Introduce a new state q, which becomes the initial state. On input ε and the start symbol of P, the new PDA has a choice of popping the stack (thus accepting ε), or going to the start state of P.

### Exercise 6.2.5(a)

Revised 4/30/10

(q0,bab,Z0) |- (q2,ab,BZ0) |- (q3,b,Z0) |- (q1,b,AZ0) |- (q1,ε,Z0) |- (q0,ε,Z0) |- (f,ε,ε)

### Exercise 6.2.8

Suppose that there is a rule that (p,X1X2...Xk) is a choice in δ(q,a,Z). We create k-2 new states r1,r2,...,rk-2 that simulate this rule but do so by adding one symbol at a time to the stack. That is, replace (p,X1X2...Xk) in the rule by (rk-2,Xk-1Xk). Then create new rules δ(rk-2,ε,Xk-1) = {(rk-3,Xk-2Xk-1)}, and so on, down to δ(r2,ε,X3) = {(r1,X2X3)} and δ(r1,ε,X2) = {(p,X1X2)}.

## Solutions for Section 6.3

### Exercise 6.3.1

({q},{0,1),{0,1,A,S},δ,q,S) where δ is defined by:

1. δ(q,ε,S) = {(q,0S1), (q,A)}
2. δ(q,ε,A) = {(q,1A0), (q,S), (q,ε)}
3. δ(q,0,0) = {(q,ε)}
4. δ(q,1,1) = {(q,ε)}

### Exercise 6.3.3

In the following, S is the start symbol, e stands for the empty string, and Z is used in place of Z0.

1. S -> [qZq] | [qZp]

The following four productions come from rule (1).

2. [qZq] -> 1[qXq][qZq]
3. [qZq] -> 1[qXp][pZq]
4. [qZp] -> 1[qXq][qZp]
5. [qZp] -> 1[qXp][pZp]

The following four productions come from rule (2).

6. [qXq] -> 1[qXq][qXq]
7. [qXq] -> 1[qXp][pXq]
8. [qXp] -> 1[qXq][qXp]
9. [qXp] -> 1[qXp][pXp]

The following two productions come from rule (3).

10. [qXq] -> 0[pXq]
11. [qXp] -> 0[pXp]

The following production comes from rule (4).

12. [qXq] -> e

The following production comes from rule (5).

13. [pXp] -> 1

The following two productions come from rule (6).

14. [pZq] -> 0[qZq]
15. [pZp] -> 0[qZp]

### Exercise 6.3.6

Convert P to a CFG, and then convert the CFG to a PDA, using the two constructions given in Section 6.3. The result is a one-state PDA equivalent to P.

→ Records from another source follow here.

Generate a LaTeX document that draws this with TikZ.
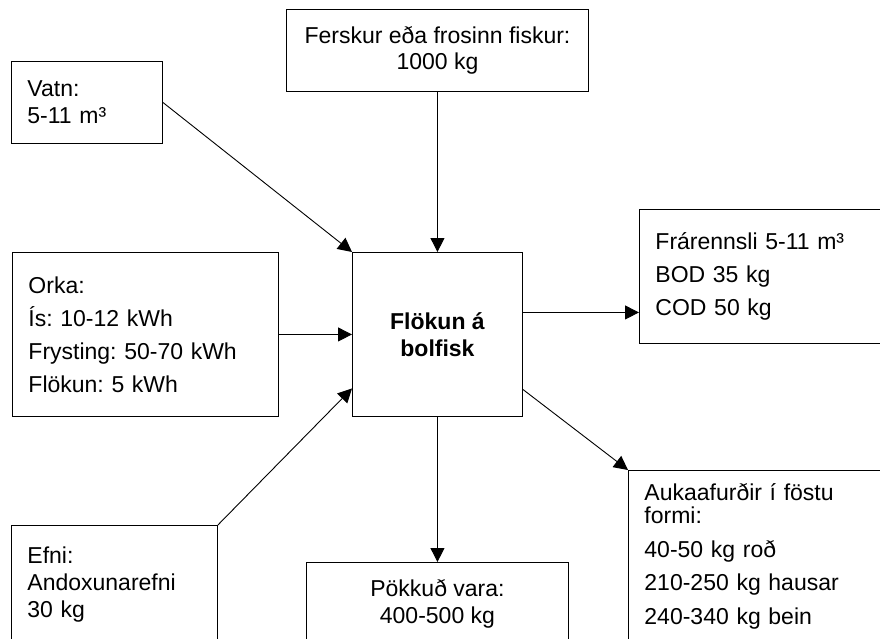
\documentclass[tikz,border=0pt]{standalone}
\usepackage{fontspec}
\setmainfont{Liberation Sans}
\usetikzlibrary{arrows.meta,calc}
\frenchspacing
\begin{document}
\begin{tikzpicture}[x=1pt,y=-1pt,
  box/.style={draw=black, line width=0.9pt, anchor=north west, inner ysep=0pt,
    font=\fontsize{23}{27}\selectfont},
  lbox/.style={box, align=left, inner xsep=16pt},
  cbox/.style={box, align=center, inner xsep=0pt},
  arr/.style={-{Triangle[length=14pt,width=14pt]}, line width=0.9pt}]
\useasboundingbox (0,0) rectangle (880,639);
\clip (0,0) rectangle (880,639);
\node[cbox, minimum width=302pt, minimum height=82pt] (fersk) at (286,9)
  {Ferskur eða frosinn fiskur:\\[-1pt]1000 kg};
\node[lbox, text width=119pt, minimum height=82pt] (vatn) at (11,61)
  {Vatn:\\5-11 m³};
\node[lbox, text width=234pt, minimum height=164pt] (orka) at (12,252)
  {Orka:\\[6pt]Ís: 10-12 kWh\\[6pt]Frysting: 50-70 kWh\\[6pt]Flökun: 5 kWh};
\node[cbox, minimum width=170pt, minimum height=164pt, font=\fontsize{23}{27}\selectfont\bfseries] (center) at (352,252)
  {Flökun á\\bolfisk};
\node[lbox, text width=228pt, minimum height=134pt] (fra) at (639,209)
  {Frárennsli 5-11 m³\\[6pt]BOD 35 kg\\[6pt]COD 50 kg};
\node[lbox, text width=238pt, minimum height=172pt] (auka) at (628,470)
  {Aukaafurðir í föstu\\[-4pt]formi:\\[7pt]40-50 kg roð\\[6pt]210-250 kg hausar\\[7pt]240-340 kg bein};
\node[lbox, text width=174pt, minimum height=118pt] (efni) at (11,525)
  {Efni:\\Andoxunarefni\\30 kg};
\node[cbox, minimum width=262pt, minimum height=82pt] (pokk) at (306,562)
  {Pökkuð vara:\\400-500 kg};
\coordinate (cA) at ([yshift=22pt]center.east);
\coordinate (cB) at ([yshift=-55pt]center.east);
\coordinate (cC) at ([yshift=-54pt]center.west);
\draw[arr] (fersk.south) -- (center.north);
\draw[arr] (vatn.east) -- (center.north west);
\draw[arr] (orka.east) -- (center.west);
\draw[arr] (efni.north east) -- (cC);
\draw[arr] (cA) -- (cA -| fra.west);
\draw[arr] (cB) -- (auka.north west);
\draw[arr] (center.south) -- (pokk.north);
\end{tikzpicture}
\end{document}
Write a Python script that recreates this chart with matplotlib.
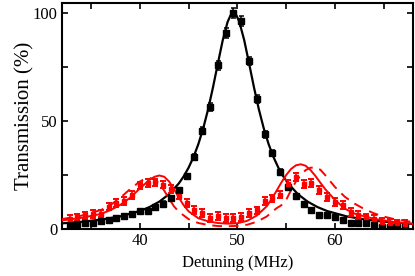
import matplotlib
matplotlib.use('Agg')
from matplotlib import pyplot as plt

# measured points (0.8 MHz steps)
det = [32.8, 33.6, 34.4, 35.2, 36.0, 36.8, 37.6, 38.4, 39.2, 40.0, 40.8,
       41.6, 42.4, 43.2, 44.0, 44.8, 45.6, 46.4, 47.2, 48.0, 48.8, 49.6,
       50.4, 51.2, 52.0, 52.8, 53.6, 54.4, 55.2, 56.0, 56.8, 57.6, 58.4,
       59.2, 60.0, 60.8, 61.6, 62.4, 63.2, 64.0, 64.8, 65.6, 66.4, 67.2]
black_pts = [2.0, 2.3, 2.7, 3.0, 3.8, 4.4, 4.9, 5.9, 6.9, 8.2, 8.4,
             10.2, 11.8, 14.5, 18.0, 24.5, 33.5, 45.5, 56.5, 75.8, 90.7, 100.0,
             96.4, 77.8, 60.2, 43.8, 35.0, 26.5, 19.5, 15.3, 11.6, 8.8, 6.3,
             6.5, 5.4, 4.2, 3.0, 2.6, 2.9, 2.1, 0.8, 1.0, 0.8, 0.8]
black_err = [0.8, 0.8, 0.8, 0.8, 0.8, 0.8, 0.8, 0.8, 0.9, 0.9, 0.9,
             1.0, 1.0, 1.0, 1.2, 1.2, 1.4, 1.6, 1.8, 2.0, 2.2, 2.5,
             2.2, 2.0, 1.8, 1.6, 1.4, 1.2, 1.2, 1.0, 1.0, 1.0, 0.9,
             0.9, 0.9, 0.8, 0.8, 0.8, 0.8, 0.8, 0.8, 0.8, 0.8, 0.8]
red_pts = [4.8, 5.4, 6.3, 7.0, 7.2, 10.4, 12.0, 13.0, 15.8, 20.2, 21.5,
           21.6, 20.6, 18.5, 15.5, 12.2, 9.0, 7.5, 5.0, 6.0, 5.3, 5.2,
           5.5, 7.4, 8.6, 13.0, 14.2, 16.0, 21.0, 24.2, 21.0, 21.2, 18.0,
           15.0, 12.6, 11.0, 8.0, 6.5, 5.4, 4.5, 3.5, 3.0, 2.6, 2.4]
red_err = [1.8] * len(det)

# fitted curves
fit_x = [32, 34, 36, 38, 40, 41, 42, 43, 44, 44.5, 45, 45.5, 46, 46.5, 47,
         47.5, 48, 48.5, 49, 49.3, 49.6, 49.9, 50.2, 50.7, 51.2, 51.7, 52.2,
         52.7, 53.2, 53.7, 54.2, 54.7, 55.2, 56.2, 57.2, 58.2, 59.2, 61.2,
         63.2, 65.2, 67.2, 68]
fit_black = [2.64, 3.34, 4.35, 5.88, 8.36, 10.21, 12.71, 16.18, 21.15, 24.43,
             28.44, 33.34, 39.35, 46.67, 55.44, 65.61, 76.66, 87.42, 95.9,
             98.9, 100.0, 98.9, 95.9, 87.42, 76.66, 65.61, 55.44, 46.67,
             39.35, 33.34, 28.44, 24.43, 21.15, 16.18, 12.71, 10.21, 8.36,
             5.88, 4.35, 3.34, 2.64, 2.42]

red_x = [32, 34, 36, 37, 38, 39, 40, 41, 41.5, 42, 42.5, 43, 43.5, 44, 44.5,
         45, 46, 47, 48, 49, 50, 51, 52, 53, 53.5, 54, 54.5, 55, 55.5, 56,
         56.5, 57, 57.5, 58, 58.5, 59, 60, 61, 62, 63, 64, 66, 68]
red_fit = [4.0, 5.2, 7.0, 8.8, 11.2, 14.5, 18.8, 22.8, 24.2, 24.8, 24.2,
           22.0, 18.5, 14.5, 11.0, 8.2, 5.0, 3.6, 2.8, 2.5, 2.7, 3.8, 6.3,
           10.5, 13.8, 17.6, 21.5, 25.0, 27.8, 29.5, 30.0, 29.3, 27.3, 24.6,
           21.5, 18.5, 13.5, 9.5, 7.2, 5.9, 4.8, 3.3, 2.4]

dash_x = [32, 34, 36, 37, 38, 39, 40, 40.5, 41, 41.5, 42, 42.5, 43, 43.5,
          44, 45, 46, 47, 48, 49, 50, 51, 52, 53, 54, 54.5, 55, 55.5, 56,
          56.5, 57, 57.5, 58, 58.5, 59, 60, 61, 62, 63, 64, 65, 66, 68]
dash_fit = [4.6, 6.2, 8.8, 11.2, 14.5, 18.5, 22.0, 23.2, 23.6, 23.0, 21.0,
            17.8, 14.0, 10.5, 8.0, 4.6, 2.8, 1.9, 1.4, 1.3, 1.5, 2.0, 3.4,
            5.8, 9.6, 11.0, 13.5, 18.0, 22.0, 25.0, 27.3, 28.4, 28.5, 27.5,
            25.0, 19.5, 15.0, 11.8, 9.3, 7.3, 5.8, 4.7, 3.2]

plt.rcParams['font.family'] = ['Liberation Serif', 'DejaVu Serif']

fig = plt.figure(figsize=(4.15, 2.76), dpi=100)
ax = fig.add_axes([0.149, 0.170, 0.846, 0.819])

ax.plot(fit_x, fit_black, color='black', lw=1.6, zorder=3)
ax.errorbar(det, black_pts, yerr=black_err, fmt='s', color='black', ms=4,
            elinewidth=1.1, capsize=1.8, capthick=1.1, zorder=4)

ax.plot(red_x, red_fit, color='red', lw=1.4, zorder=3)
ax.plot(dash_x, dash_fit, color='red', lw=1.4, ls=(0, (5, 3.5)), zorder=3)
ax.errorbar(det, red_pts, yerr=red_err, fmt='s', color='red', ms=2.8,
            elinewidth=1.2, capsize=2.0, capthick=1.4, zorder=4)

ax.set_xlim(32, 68)
ax.set_ylim(0, 104.6)
ax.set_xticks([40, 50, 60])
ax.set_xticks([35, 45, 55, 65], minor=True)
ax.set_yticks([0, 50, 100])
ax.set_yticks([25, 75], minor=True)
ax.tick_params(which='both', direction='in', top=True, right=True,
               labelsize=12, width=1.2, length=4, pad=3)
for s in ax.spines.values():
    s.set_linewidth(1.5)

ax.set_xlabel('Detuning (MHz)', fontsize=12, labelpad=4)
ax.set_ylabel('Transmission (%)', fontsize=15, labelpad=-1)

fig.savefig('out.png', dpi=100)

## Solutions for Section 6.4

### Exercise 6.4.1(b)

Not a DPDA. For example, rules (3) and (4) give a choice, when in state q, with 1 as the next input symbol, and with X on top of the stack, of either using the 1 (making no other change) or making a move on ε input that pops the stack and going to state p.

### Exercise 6.4.3(a)

Suppose a DPDA P accepts both w and wx by empty stack, where x is not ε (i.e., N(P) does not have the prefix property). Then (q0,wxZ0) |-* (q,x,ε) for some state q, where q0 and Z0 are the start state and symbol of P. It is not possible that (q,x,ε) |-* (p,ε,ε) for some state p, because we know x is not ε, and a PDA cannot have a move with an empty stack. This observation contradicts the assumption that wx is in N(P).

### Exercise 6.4.3(c)

Modify P' in the following ways to create DPDA P:

1. Add a new start state and a new start symbol. P, with this state and symbol, pushes the start symbol of P' on top of the stack and goes to the start state of P'. The purpose of the new start symbol is to make sure P doesn't accidentally accept by empty stack.

2. Add a new ``popping state'' to P. In this state, P pops every symbol it sees on the stack, using ε input.

3. If P' enters an accepting state, P enters the popping state instead.

As long as L(P') has the prefix property, then any string that P' accepts by final state, P will accept by empty stack.